Better-than-expected Q3 earnings have given risk-on sentiment a reason to stage a comeback and take the spotlight away from concerns surrounding tapering and stagflation risks, at least for the time being. With the likes of Tesla, Intel and IBM next off the earnings conveyer belt this week, more commentary that heartens risk appetite should help seal a third consecutive weekly gain for the S&P500.
Inflation woes still lurking
The latest UK September CPI readings were released earlier this morning and came in a touch below expectations. The headline CPI registered a 3.1% year-on-year increase and grew 0.3% compared to August, while core CPI came in at 2.9%. All three readings were one tenth lower than the median market forecast.

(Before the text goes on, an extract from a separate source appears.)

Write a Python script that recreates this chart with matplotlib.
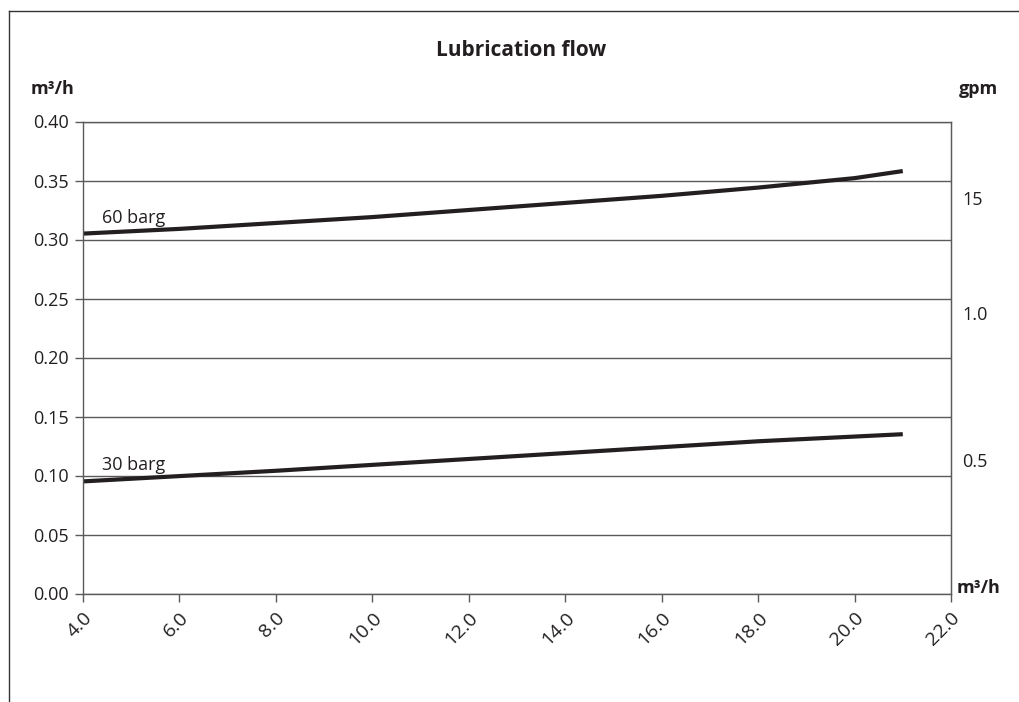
import matplotlib.pyplot as plt
import matplotlib.transforms as mtransforms
from matplotlib.lines import Line2D

plt.rcParams["font.family"] = ["Open Sans", "DejaVu Sans"]

flow_x = [4.0, 6.0, 8.0, 10.0, 12.0, 14.0, 16.0, 18.0, 20.0, 21.0]
lub_60 = [0.305, 0.309, 0.314, 0.319, 0.325, 0.331, 0.337, 0.344, 0.352, 0.358]
lub_30 = [0.095, 0.0995, 0.104, 0.109, 0.114, 0.119, 0.124, 0.129, 0.133, 0.135]

x_ticks = [4.0, 6.0, 8.0, 10.0, 12.0, 14.0, 16.0, 18.0, 20.0, 22.0]
y_ticks = [0.00, 0.05, 0.10, 0.15, 0.20, 0.25, 0.30, 0.35, 0.40]
gpm_pos = [0.113, 0.238, 0.335]
gpm_labels = ["0.5", "1.0", "15"]

grid_c = "#5a5a5a"
text_c = "#231f20"

fig = plt.figure(figsize=(10.19, 7.02), dpi=100)
ax = fig.add_axes([83 / 1019, 1 - 593.5 / 702, 868 / 1019, 472 / 702])

ax.plot(flow_x, lub_60, color=text_c, lw=3.0, solid_capstyle="butt")
ax.plot(flow_x, lub_30, color=text_c, lw=3.0, solid_capstyle="butt")
ax.text(4.4, 0.311, "60 barg", fontsize=13, color=text_c, va="bottom")
ax.text(4.4, 0.101, "30 barg", fontsize=13, color=text_c, va="bottom")

ax.set_xlim(4, 22)
ax.set_ylim(0, 0.40)
ax.set_xticks(x_ticks)
ax.set_xticklabels([f"{v:.1f}" for v in x_ticks], rotation=45, ha="right",
                   rotation_mode="anchor", fontsize=14)
shift = mtransforms.ScaledTranslation(9 / 100, 0, fig.dpi_scale_trans)
for lbl in ax.get_xticklabels():
    lbl.set_transform(lbl.get_transform() + shift)
ax.set_yticks(y_ticks)
ax.set_yticklabels([f"{v:.2f}" for v in y_ticks], fontsize=13)
ax.tick_params(axis="both", direction="out", length=6, width=1, color=grid_c,
               labelcolor=text_c, pad=4)
ax.tick_params(axis="x", pad=5)
ax.yaxis.grid(True, color=grid_c, lw=1)
ax.set_axisbelow(True)
for side in ["left", "right", "bottom", "top"]:
    ax.spines[side].set_color(grid_c)
    ax.spines[side].set_linewidth(1)

ax2 = ax.twinx()
ax2.set_ylim(0, 0.40)
ax2.set_yticks(gpm_pos)
ax2.set_yticklabels(gpm_labels, fontsize=13, color=text_c)
ax2.tick_params(axis="y", length=0, pad=8)
ax2.spines["right"].set_color(grid_c)
for side in ["left", "top", "bottom"]:
    ax2.spines[side].set_visible(False)

fig.text(521 / 1019, 1 - 50 / 702, "Lubrication flow", fontsize=15,
         fontweight="bold", ha="center", va="center", color=text_c)
fig.text(31 / 1019, 1 - 89 / 702, "m³/h", fontsize=13, fontweight="bold",
         ha="left", va="center", color=text_c)
fig.text(959 / 1019, 1 - 89 / 702, "gpm", fontsize=13, fontweight="bold",
         ha="left", va="center", color=text_c)
fig.text(957 / 1019, 1 - 588 / 702, "m³/h", fontsize=13, fontweight="bold",
         ha="left", va="center", color=text_c)

# outer frame (cut off at right and bottom)
fig.add_artist(Line2D([9 / 1019, 9 / 1019], [0, 1 - 11 / 702],
                      transform=fig.transFigure, color="#333333", lw=1))
fig.add_artist(Line2D([9 / 1019, 1], [1 - 11 / 702, 1 - 11 / 702],
                      transform=fig.transFigure, color="#333333", lw=1))

fig.savefig("out.png", dpi=100)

The pound is now weaker against most of its G10 peers as money markets modestly pare back their rate hike expectations.
Notably, these latest inflation figures are still well above the Bank of England’s 2% target. This is keeping markets expecting the first in a series of rate hikes to happen next month, with a total of over 100 basis points priced in for the coming year. Such a narrative could translate into stronger near-term support for GBP, barring rising fears of a policy mistake if the MPC hike too fast and too early.
Oil hovers near multi-year highs
Oil bulls appear hesitant in pushing Brent futures past the October 2018 top for the time being, while WTI futures are coming off slightly from their seven-year highs. The pullback in the commodities complex has perhaps been most notable in natural gas futures so far this week, with prices in New York tumbling more than 5% this week.
Despite the recent drop, commodities should remain well bid considering the prevalent fears over increasing scarcity as the northern hemisphere enters the winter months. Oil prices have enough reasons to stick to their uptrend as market conditions will continue tightening over the next couple of months, even as the risk of policy interventions from the likes of OPEC+, China, and Russia potentially lead to bouts of volatility.